I will never forget a few years ago when I was in Nuevo Nails, a salon in Coolidge Corner (Brookline, MA) and ran into a married friend of mine, Allison. At the time, I had been living with my boyfriend, Sebastian, for six months. She asked me how everything was going--you know, the standard “girl talk” while getting mani’s/pedi’s. My ex and I were going through a “rough patch.” Some bumps are repairable, but I told Allison how I didn’t know where our relationship was going and was having serious reservations…but not that ones that Amex Platinum can’t fix! For ten years, Sebastian and I were best friends with “benefits.” But when he moved back to Boston and into my apartment, before we knew it we became your “old married couple” that wasn’t truly happy. Allison understood our “rough patch”; she told me that she had a similar situation with her ex. She said, and I will never forget this, “You are too young to be this miserable and unhappy. Unless you fully close one door, you are preventing the opportunity for a new door to open…if you want that new door.” What I wanted was MY apartment, with me, time ALONE, and SPACE to figure out what it was that I really wanted. Was it Sebastian, or was I holding onto something I knew wasn’t necessarily right for me?

I realized that day that she was right. It was the rude WAKE UP CALL that I needed. I wasn’t scared of being alone or coming home to an empty house--for heavens sake I’m an only child--talking to myself is “normal.” I was more concerned with hurting someone I deeply cared about. I had finally come to the realization that he wasn’t the “one” for me. Breaking up isn’t easy. It’s always easier to end a relationship when you can HATE the person because of something they did, (i.e. cheating, etc.), but this wasn’t the case. Just because you care about someone and may even still “love” them does NOT mean that he or she is the suitable person for you to spend the rest of your life with. Frequent fighting isn’t the way to live your life. Making excuses or “brushing” off the problem for the time-being isn’t like crumbs you can vacuum up. Trying to MAKE that light shine at the end of the tunnel that you know will never shine like you want it to, (like the canary diamond in the window at Cartier), will only make you unhappy.

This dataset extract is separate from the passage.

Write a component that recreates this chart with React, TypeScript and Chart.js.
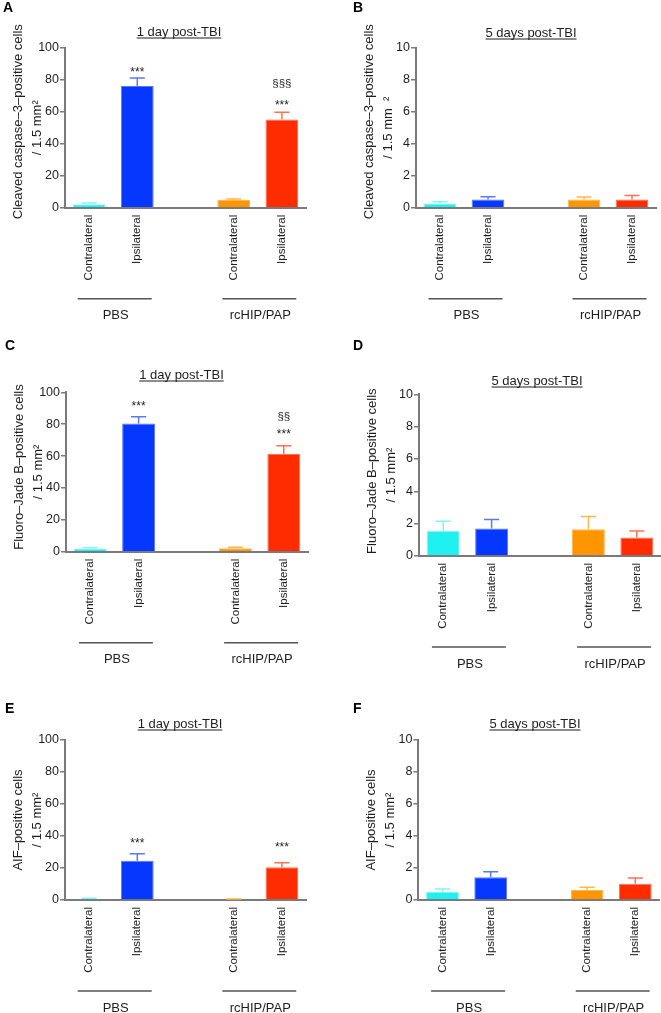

If you truly care about the person, shouldn’t you then be honest enough with yourself and them to end things rather than hitting the point where you’ll end up resenting them? Just because two people aren’t meant “to be” doesn’t mean the world is coming to a crumble. As the Maven, I ask: How many of you currently, or at some point in your life, have been in wrong relationships? Then, WHY don’t you just part, go your separate ways, and seek to find happiness somewhere else? If the shoe gives you blisters, then why don’t you just get a new pair?